DiskTester gave me the option to copy the raw data to the clipboard, which I did, and then created a .txt file that I will now import into JMP.
I’ll use File > Open to get the .txt file, and then when given the option, I’ll choose Open As: Data (Using Preview), which gives me an option to inspect the data before getting it into JMP.
I’m happy with the way the columns look, and I see by the 123 icon that all my data will be coming in as continuous, which is what I want. In this window, I have the option to give the columns names, which I will do.
And now I have my raw data into JMP, but there is one more step I will need to do before I can visualize the results. You can see I am missing an important column, which is the iteration number. I’ll need this to use as a phase or grouping variable. Fortunately, I can generate this pretty easily in JMP. I'll create a new column and then right-click to get to the column info. When you create a new column, you have the option to initialize data. I'll pick sequence data, and then enter 1 for the From, 8 for the To (as I want data from iteration from 1 to 8) and 1 for the Step.
I know that my last block is 482,176 MB and the program is writing 128 MB chunks, which means each iteration will have 3,767 unique measurements. So I will put 3767 into the Repeat each value N times field.
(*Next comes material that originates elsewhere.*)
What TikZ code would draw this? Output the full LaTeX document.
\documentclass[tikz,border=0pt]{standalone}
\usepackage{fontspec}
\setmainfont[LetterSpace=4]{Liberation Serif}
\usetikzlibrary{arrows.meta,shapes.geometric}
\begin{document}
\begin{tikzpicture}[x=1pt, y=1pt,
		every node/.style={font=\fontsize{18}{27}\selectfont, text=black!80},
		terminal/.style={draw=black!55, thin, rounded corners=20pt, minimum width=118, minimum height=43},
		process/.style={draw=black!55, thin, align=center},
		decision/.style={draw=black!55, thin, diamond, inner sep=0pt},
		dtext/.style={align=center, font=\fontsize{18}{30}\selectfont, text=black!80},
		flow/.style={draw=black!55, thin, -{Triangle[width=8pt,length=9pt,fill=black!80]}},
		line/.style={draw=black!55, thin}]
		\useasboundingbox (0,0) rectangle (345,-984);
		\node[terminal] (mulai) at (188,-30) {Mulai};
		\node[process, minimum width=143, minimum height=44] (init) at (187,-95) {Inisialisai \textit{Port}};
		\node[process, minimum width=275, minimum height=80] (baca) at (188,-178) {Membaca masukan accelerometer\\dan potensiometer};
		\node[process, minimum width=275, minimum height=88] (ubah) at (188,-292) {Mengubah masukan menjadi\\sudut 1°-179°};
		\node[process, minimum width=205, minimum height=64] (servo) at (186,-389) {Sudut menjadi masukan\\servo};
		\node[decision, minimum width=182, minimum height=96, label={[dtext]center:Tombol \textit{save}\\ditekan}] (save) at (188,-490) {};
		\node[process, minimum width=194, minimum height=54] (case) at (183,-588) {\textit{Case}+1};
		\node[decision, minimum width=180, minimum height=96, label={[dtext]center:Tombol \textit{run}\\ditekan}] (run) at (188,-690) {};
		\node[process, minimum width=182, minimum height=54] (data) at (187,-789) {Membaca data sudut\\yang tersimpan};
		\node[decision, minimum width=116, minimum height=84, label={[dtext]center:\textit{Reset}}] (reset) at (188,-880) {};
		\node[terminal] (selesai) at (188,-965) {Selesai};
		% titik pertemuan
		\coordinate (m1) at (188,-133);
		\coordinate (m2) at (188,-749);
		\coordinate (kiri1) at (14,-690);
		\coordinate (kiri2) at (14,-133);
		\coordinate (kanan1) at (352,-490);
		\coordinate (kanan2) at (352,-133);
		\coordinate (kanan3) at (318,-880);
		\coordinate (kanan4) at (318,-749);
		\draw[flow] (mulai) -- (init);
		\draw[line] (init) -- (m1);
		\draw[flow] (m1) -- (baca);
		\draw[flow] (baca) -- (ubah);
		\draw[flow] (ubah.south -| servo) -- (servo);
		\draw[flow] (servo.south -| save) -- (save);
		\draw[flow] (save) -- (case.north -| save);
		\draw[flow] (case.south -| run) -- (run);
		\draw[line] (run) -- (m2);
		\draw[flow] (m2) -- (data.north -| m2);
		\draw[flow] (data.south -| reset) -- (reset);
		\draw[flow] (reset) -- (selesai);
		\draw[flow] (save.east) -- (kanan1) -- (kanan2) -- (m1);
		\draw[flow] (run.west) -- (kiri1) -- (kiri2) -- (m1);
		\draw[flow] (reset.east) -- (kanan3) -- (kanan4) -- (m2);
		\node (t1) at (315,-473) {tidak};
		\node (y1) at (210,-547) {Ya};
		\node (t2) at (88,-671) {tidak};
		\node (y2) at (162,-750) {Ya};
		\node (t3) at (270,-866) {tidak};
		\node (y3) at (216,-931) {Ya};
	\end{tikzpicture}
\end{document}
I can check my work by looking at rows 3,767 and 3,768. Sure enough, 3,767 is labeled iteration 1, and 3,768 is labeled iteration 2. Now I’m ready to go.
I’ll use Graph Builder to see what’s going on in the data. Having the Offset in GBs instead of MBs may be a better way to display the labels on the X-axis for all of my plots, so before I go any further, I'm going to transform MB to GB by right-clicking on the Offset MB, clicking on Formula and then taking Offset MB and dividing by 1000. This creates a custom transform column without having to go back to the data table. I'll want to use this later, so I'll rename it Offset GB, right-click and then select: Add to Data Table. The plot below shows the pattern of performance readings across the drive for each iteration. I’ve turned the transparency of the points down to 0.1 so we can see them better and also added a lower spec limit of 110 MB/sec to the graph.
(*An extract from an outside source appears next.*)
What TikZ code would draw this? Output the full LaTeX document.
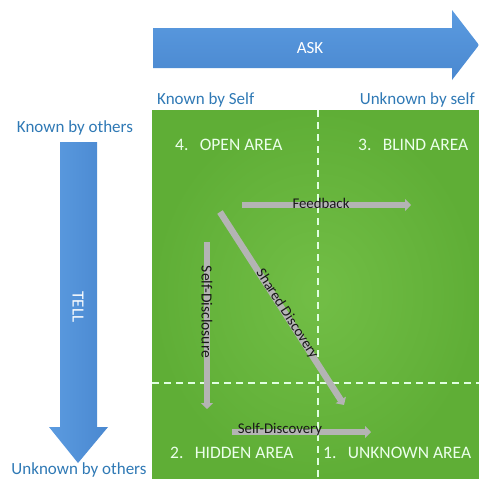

As you can see in the graph, the performance on the first iteration is all over the place. While the average write performance is decent (91 MB/sec), there are many 128 MB chunks that are being written much more slowly to the disk. By iteration 2, however, things are starting to improve drastically. The average write performance has increased to 115 MB/sec. By iteration 5, things are starting to settle in, and at that point, I seem to be seeing asymptotic behavior in write performance.
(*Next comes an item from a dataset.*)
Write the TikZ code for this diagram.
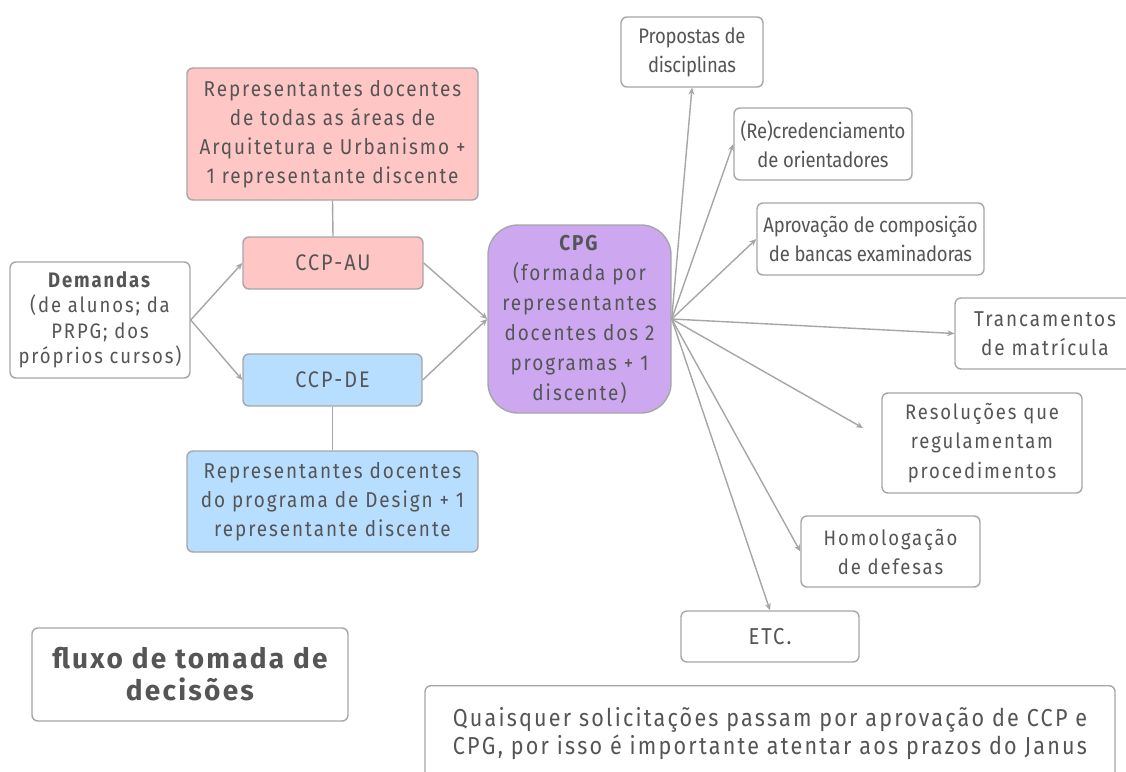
\documentclass[tikz,border=0pt]{standalone}
\usepackage{fontspec}
\setmainfont{Fira Sans}
\newfontfamily\ftight{Fira Sans}[FakeStretch=0.88, LetterSpace=-1]
\newfontfamily\fwide{Fira Sans}[FakeStretch=0.88, LetterSpace=9]
\newfontfamily\fbig{Fira Sans}[LetterSpace=8]
\usetikzlibrary{arrows.meta}
\definecolor{txt}{HTML}{555555}
\definecolor{edge}{HTML}{A6A6A6}
\definecolor{redf}{HTML}{FFC6C6}
\definecolor{bluef}{HTML}{B8DEFF}
\definecolor{purf}{HTML}{CDA8F0}
\newcommand{\fsz}[2]{\fontsize{#1}{#2}\selectfont}
\tikzset{
  box/.style={draw=edge, line width=1.4pt, rounded corners=6pt, fill=white, align=center,
    text=txt, font=\fwide\fsz{21}{29}, inner sep=0pt},
  tightbox/.style={box, font=\ftight\fsz{21}{29}},
  conn/.style={draw=edge, line width=1.4pt},
  arr/.style={conn, -{Stealth[length=7pt,width=6pt]}},
}
\begin{document}
\begin{tikzpicture}[x=1pt,y=-1pt]
\useasboundingbox (0,0) rectangle (1126,771);
\fill[white] (0,0) rectangle (1126,771);
% left side
\node[box, fill=redf, minimum width=291, minimum height=132, font=\fwide\fsz{21.5}{29}] (redtop) at (332.5,134)
  {Representantes docentes\\de todas as áreas de\\Arquitetura e Urbanismo +\\1 representante discente};
\node[box, fill=redf, minimum width=180, minimum height=52, font=\fwide\fsz{22.5}{29}] (ccpau) at (333,263) {CCP-AU};
\node[box, minimum width=180, minimum height=116, font=\fwide\fsz{21}{25.5}] (dem) at (100,320)
  {\textbf{Demandas}\\(de alunos; da\\PRPG; dos\\próprios cursos)};
\node[box, fill=bluef, minimum width=179, minimum height=52, font=\fwide\fsz{22.5}{29}] (ccpde) at (332.5,380) {CCP-DE};
\node[box, fill=bluef, minimum width=291, minimum height=101, font=\fwide\fsz{21.5}{29}] (bluebot) at (332.5,501.5)
  {Representantes docentes\\do programa de Design + 1\\representante discente};
\node[box, fill=purf, rounded corners=30pt, minimum width=183, minimum height=188, font=\fwide\fsz{21.5}{30}] (cpg) at (579.5,319)
  {\textbf{CPG}\\(formada por\\representantes\\docentes dos 2\\programas + 1\\discente)};
% right side
\node[tightbox, minimum width=142, minimum height=70] (prop) at (692,52) {Propostas de\\disciplinas};
\node[tightbox, minimum width=178, minimum height=72] (recr) at (823,144) {(Re)credenciamento\\de orientadores};
\node[tightbox, minimum width=227, minimum height=72] (aprov) at (870.5,239) {Aprovação de composição\\de bancas examinadoras};
\node[box, minimum width=180, minimum height=71, font=\fwide\fsz{21.5}{29}] (tranc) at (1045,333.5) {Trancamentos\\de matrícula};
\node[box, minimum width=200, minimum height=100, font=\fwide\fsz{21}{29.5}] (resol) at (982,443) {Resoluções que\\regulamentam\\procedimentos};
\node[box, minimum width=179, minimum height=71] (homol) at (890.5,551.5) {Homologação\\de defesas};
\node[box, minimum width=178, minimum height=51, font=\fwide\fsz{23}{29}] (etc) at (770,636.5) {ETC.};
\coordinate (resolend) at (863,428);
% bottom
\node[box, minimum width=316, minimum height=93, font=\fbig\fsz{28}{32}\bfseries] (fluxo) at (190,674.5)
  {fluxo de tomada de\\decisões};
\node[box, anchor=north, minimum width=690, inner ysep=22pt, font=\fwide\fsz{24.5}{28}] (quais) at (770,685)
  {Quaisquer solicitações passam por aprovação de CCP e\\CPG, por isso é importante atentar aos prazos do Janus\\[10pt]};
% connectors
\draw[conn] (redtop.south) -- (ccpau.north);
\draw[conn] (ccpde.south) -- (bluebot.north);
\draw[arr] (dem.east) -- (ccpau.west);
\draw[arr] (dem.east) -- (ccpde.west);
\draw[arr] (ccpau.east) -- (cpg.west);
\draw[arr] (ccpde.east) -- (cpg.west);
\draw[arr] (cpg.east) -- (prop.south);
\draw[arr] (cpg.east) -- (recr.west);
\draw[arr] (cpg.east) -- (aprov.west);
\draw[arr] (cpg.east) -- (tranc.west);
\draw[arr] (cpg.east) -- (resolend);
\draw[arr] (cpg.east) -- (homol.west);
\draw[arr] (cpg.east) -- (etc.north);
\end{tikzpicture}
\end{document}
What remains through all the iterations, however, is a band of blocks that are in the high 40s for write performance. Even by the end of the test, 130 blocks are in the lower performing sector. This is vastly improved from the first iteration, where 2,294 blocks are below the spec limit. If I add a Local Data Filter to Graph Builder, I can focus on just the first and last iteration, and compare performance. While the write performance seems to be greatly variable on iteration 1, by iteration 8, there are three straight bands, indicating consistent performance over all the tested sectors of the drive. The cause of the lower-performing sectors is still a bit of a mystery to me, but I suspect it may be something in the operating system, where the program is being interrupted by some other system task causing a drop in measured performance. (If anyone has a better hypothesis, leave it in the comments).
So this big question is: “Did it work?” Well, I am happy to report that it did. After running the reconditioning procedure and reinstalling the drive in my laptop, my Geekbench score is back to 2,900/9,500, which is what I should expect given my hardware specifications. And the drastic drop in speed that I noticed on my computer is no longer there.